L’universo femminile è affidato all’appeal di Marika De Chiara che risolve la noia e i capricci della giovane Gemma alternando pose da sophisticated comedy alla Audrey Hepburn ad una sensualità sincopata giocata sul filo di una maliziosa ironia e alla carica melodrammatica di Carla Ferraro, una Bettina algida e fiera, capace di passare dalla granitica asciuttezza alla rabbia esplosa disvelando un cuore di donna ferito dall’amore.

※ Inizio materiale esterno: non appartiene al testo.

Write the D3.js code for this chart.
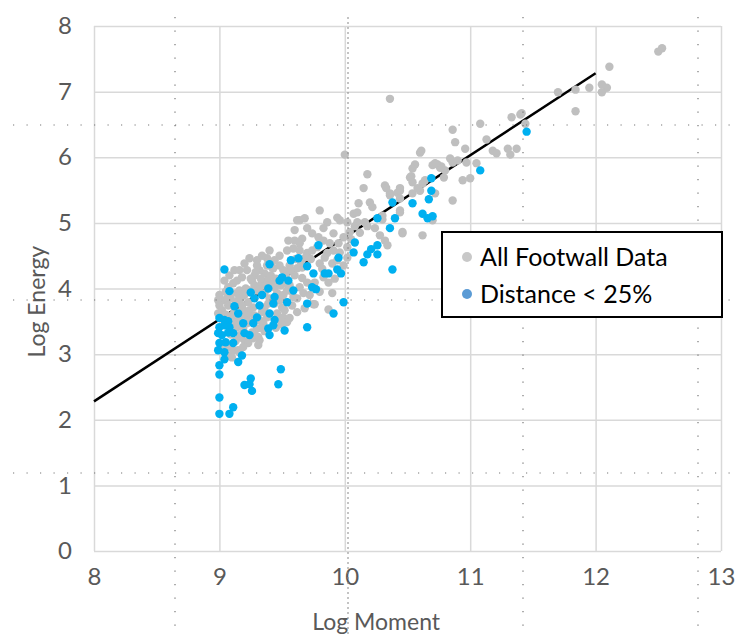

A completare la pletora dei personaggi Fabio Rossi nel doppio ruolo dello spavaldo padrone di casa Gioacchino Castiello e del nobile libertino Marchese Ottavio Favetti, alias Bebè, reso con viscida mollezza e toni bassi e monocordi mentre si consuma d’amore senile per Gemma; Sara Esposito che disegna un Luigino di grafica agilità, tracimante e felicemente privo di freni inibitori nel manifestare con energia mascolina il suo amore per Pupella; Raffaele Ausiello che ben caratterizza il marchesino Eugenio, dandy fatuo e ridondante, con qualche punta di femminea nevrastenia e il vezzo di agitare il morbido caschetto biondo come un ballerino di fila dei favolosi Anni ‘60.
Uno spettacolo che ha la potenza di un affresco corale dove ogni attore ha il suo momento da protagonista anche quando sta nel suo angolo, senza sconfinare in controscene disturbanti.
I costumi, quasi scultorei, firmati Milla, strizzano l’occhio ad un Ottocento reinventato con dettagli che diventano elementi di lettura della nostra contemporaneità.
Vivificando un testo che ancora oggi arriva dritto al cuore del pubblico, Luciano Melchionna, da sensibile cesellatore di identità sociologiche e psicologiche, unifica nell’incantesimo dell’artificio scenico due mondi, due visioni della vita distanti e inconciliabili che, al di là dell’apparenza e delle convenzioni sociali, condividono in egual misura miseria morale e povertà spirituale.
Il pubblico applaude. Moltissimo. E sentitamente ringrazia il Teatro che sa ancora regalare emozioni.
Al termine del spettacolo il consueto omaggio della tradizionale maschera, simbolo della rassegna Vacantiandu che il direttore artistico Nico Morelli e il direttore amministrativo Walter Vasta hanno consegnato a Lello Arena.